Short problem |
Without including any pictures, write out the listing below exactly.

Data lines |
####
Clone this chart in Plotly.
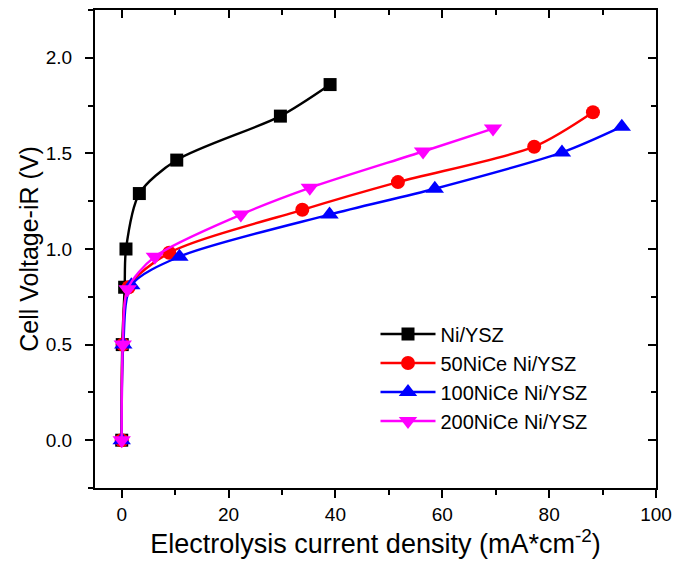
import plotly.graph_objects as go

# Data
ni_x = [0, 0.1, 0.55, 0.8, 3.3, 10.3, 29.7, 39.0]
ni_y = [0, 0.5, 0.8, 1.0, 1.29, 1.465, 1.695, 1.86]

nice50_x = [0, 0.2, 1.3, 8.9, 33.8, 51.7, 77.2, 88.2]
nice50_y = [0, 0.5, 0.8, 0.98, 1.205, 1.35, 1.535, 1.715]

nice100_x = [0, 0.3, 1.8, 10.8, 38.9, 58.6, 82.4, 93.6]
nice100_y = [0, 0.5, 0.81, 0.96, 1.18, 1.315, 1.505, 1.64]

nice200_x = [0, 0.2, 1.1, 6.2, 22.3, 35.2, 56.4, 69.5]
nice200_y = [0, 0.5, 0.79, 0.96, 1.18, 1.32, 1.51, 1.63]

names = ["Ni/YSZ", "50NiCe Ni/YSZ", "100NiCe Ni/YSZ", "200NiCe Ni/YSZ"]
colors = ["#000000", "#ff0000", "#0000ff", "#ff00ff"]
symbols = ["square", "circle", "triangle-up", "triangle-down"]
sizes = [13, 14, 16, 16]
xs = [ni_x, nice50_x, nice100_x, nice200_x]
ys = [ni_y, nice50_y, nice100_y, nice200_y]

x_range = [-5, 100]
y_range = [-0.25, 2.25]

fig = go.Figure()
for name, c, s, sz, x, y in zip(names, colors, symbols, sizes, xs, ys):
    fig.add_trace(go.Scatter(
        x=x, y=y, name=name, mode="lines+markers",
        line=dict(color=c, width=2.4, shape="spline", smoothing=0.8),
        marker=dict(color=c, symbol=s, size=sz),
    ))

# dummy trace for the mirrored inner-tick axes
fig.add_trace(go.Scatter(x=[None], y=[None], xaxis="x2", yaxis="y2",
                         showlegend=False, hoverinfo="skip"))

font_family = "Liberation Sans, Arial, sans-serif"
fig.update_layout(
    width=674, height=561,
    margin=dict(l=95, r=18, t=10, b=73),
    paper_bgcolor="white", plot_bgcolor="white",
    font=dict(family=font_family, color="black"),
    showlegend=True,
    legend=dict(x=0.5, y=0.363, xanchor="left", yanchor="top",
                bgcolor="rgba(0,0,0,0)", font=dict(size=20, family=font_family),
                itemwidth=55, tracegroupgap=0),
    xaxis=dict(range=x_range, showgrid=False, zeroline=False, automargin=False,
               showline=True, linecolor="black", linewidth=2, mirror=True,
               ticks="outside", ticklen=8, tickwidth=2, tickcolor="black",
               dtick=20, tick0=0,
               minor=dict(ticks="outside", ticklen=5, tickwidth=2,
                          tickcolor="black", dtick=10),
               tickfont=dict(size=19),
               title=dict(text="Electrolysis current density (mA*cm<sup>-2</sup>)",
                          font=dict(size=27), standoff=2)),
    yaxis=dict(range=y_range, showgrid=False, zeroline=False, automargin=False,
               showline=True, linecolor="black", linewidth=2, mirror=True,
               ticks="outside", ticklen=8, tickwidth=2, tickcolor="black",
               dtick=0.5, tick0=0, tickformat=".1f", ticklabelstandoff=9,
               minor=dict(ticks="outside", ticklen=5, tickwidth=2,
                          tickcolor="black", dtick=0.25),
               tickfont=dict(size=19),
               title=dict(text="Cell Voltage-iR (V)", font=dict(size=25),
                          standoff=0)),
    xaxis2=dict(range=x_range, overlaying="x", side="top", showgrid=False,
                zeroline=False, showline=False, showticklabels=False,
                automargin=False,
                ticks="inside", ticklen=8, tickwidth=2, tickcolor="black",
                dtick=20, tick0=0,
                minor=dict(ticks="inside", ticklen=5, tickwidth=2,
                           tickcolor="black", dtick=10)),
    yaxis2=dict(range=y_range, overlaying="y", side="right", showgrid=False,
                zeroline=False, showline=False, showticklabels=False,
                automargin=False,
                ticks="inside", ticklen=8, tickwidth=2, tickcolor="black",
                dtick=0.5, tick0=0,
                minor=dict(ticks="inside", ticklen=5, tickwidth=2,
                           tickcolor="black", dtick=0.25)),
)

fig.write_html("out.html", config={"displayModeBar": False},
               post_script="document.body.style.margin='0px';document.body.style.overflow='hidden';")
####
Problem solution |
Clone this chart in Plotly.
import plotly.graph_objects as go

# Data
ni_x = [0, 0.1, 0.55, 0.8, 3.3, 10.3, 29.7, 39.0]
ni_y = [0, 0.5, 0.8, 1.0, 1.29, 1.465, 1.695, 1.86]

nice50_x = [0, 0.2, 1.3, 8.9, 33.8, 51.7, 77.2, 88.2]
nice50_y = [0, 0.5, 0.8, 0.98, 1.205, 1.35, 1.535, 1.715]

nice100_x = [0, 0.3, 1.8, 10.8, 38.9, 58.6, 82.4, 93.6]
nice100_y = [0, 0.5, 0.81, 0.96, 1.18, 1.315, 1.505, 1.64]

nice200_x = [0, 0.2, 1.1, 6.2, 22.3, 35.2, 56.4, 69.5]
nice200_y = [0, 0.5, 0.79, 0.96, 1.18, 1.32, 1.51, 1.63]

names = ["Ni/YSZ", "50NiCe Ni/YSZ", "100NiCe Ni/YSZ", "200NiCe Ni/YSZ"]
colors = ["#000000", "#ff0000", "#0000ff", "#ff00ff"]
symbols = ["square", "circle", "triangle-up", "triangle-down"]
sizes = [13, 14, 16, 16]
xs = [ni_x, nice50_x, nice100_x, nice200_x]
ys = [ni_y, nice50_y, nice100_y, nice200_y]

x_range = [-5, 100]
y_range = [-0.25, 2.25]

fig = go.Figure()
for name, c, s, sz, x, y in zip(names, colors, symbols, sizes, xs, ys):
    fig.add_trace(go.Scatter(
        x=x, y=y, name=name, mode="lines+markers",
        line=dict(color=c, width=2.4, shape="spline", smoothing=0.8),
        marker=dict(color=c, symbol=s, size=sz),
    ))

# dummy trace for the mirrored inner-tick axes
fig.add_trace(go.Scatter(x=[None], y=[None], xaxis="x2", yaxis="y2",
                         showlegend=False, hoverinfo="skip"))

font_family = "Liberation Sans, Arial, sans-serif"
fig.update_layout(
    width=674, height=561,
    margin=dict(l=95, r=18, t=10, b=73),
    paper_bgcolor="white", plot_bgcolor="white",
    font=dict(family=font_family, color="black"),
    showlegend=True,
    legend=dict(x=0.5, y=0.363, xanchor="left", yanchor="top",
                bgcolor="rgba(0,0,0,0)", font=dict(size=20, family=font_family),
                itemwidth=55, tracegroupgap=0),
    xaxis=dict(range=x_range, showgrid=False, zeroline=False, automargin=False,
               showline=True, linecolor="black", linewidth=2, mirror=True,
               ticks="outside", ticklen=8, tickwidth=2, tickcolor="black",
               dtick=20, tick0=0,
               minor=dict(ticks="outside", ticklen=5, tickwidth=2,
                          tickcolor="black", dtick=10),
               tickfont=dict(size=19),
               title=dict(text="Electrolysis current density (mA*cm<sup>-2</sup>)",
                          font=dict(size=27), standoff=2)),
    yaxis=dict(range=y_range, showgrid=False, zeroline=False, automargin=False,
               showline=True, linecolor="black", linewidth=2, mirror=True,
               ticks="outside", ticklen=8, tickwidth=2, tickcolor="black",
               dtick=0.5, tick0=0, tickformat=".1f", ticklabelstandoff=9,
               minor=dict(ticks="outside", ticklen=5, tickwidth=2,
                          tickcolor="black", dtick=0.25),
               tickfont=dict(size=19),
               title=dict(text="Cell Voltage-iR (V)", font=dict(size=25),
                          standoff=0)),
    xaxis2=dict(range=x_range, overlaying="x", side="top", showgrid=False,
                zeroline=False, showline=False, showticklabels=False,
                automargin=False,
                ticks="inside", ticklen=8, tickwidth=2, tickcolor="black",
                dtick=20, tick0=0,
                minor=dict(ticks="inside", ticklen=5, tickwidth=2,
                           tickcolor="black", dtick=10)),
    yaxis2=dict(range=y_range, overlaying="y", side="right", showgrid=False,
                zeroline=False, showline=False, showticklabels=False,
                automargin=False,
                ticks="inside", ticklen=8, tickwidth=2, tickcolor="black",
                dtick=0.5, tick0=0,
                minor=dict(ticks="inside", ticklen=5, tickwidth=2,
                           tickcolor="black", dtick=0.25)),
)

fig.write_html("out.html", config={"displayModeBar": False},
               post_script="document.body.style.margin='0px';document.body.style.overflow='hidden';")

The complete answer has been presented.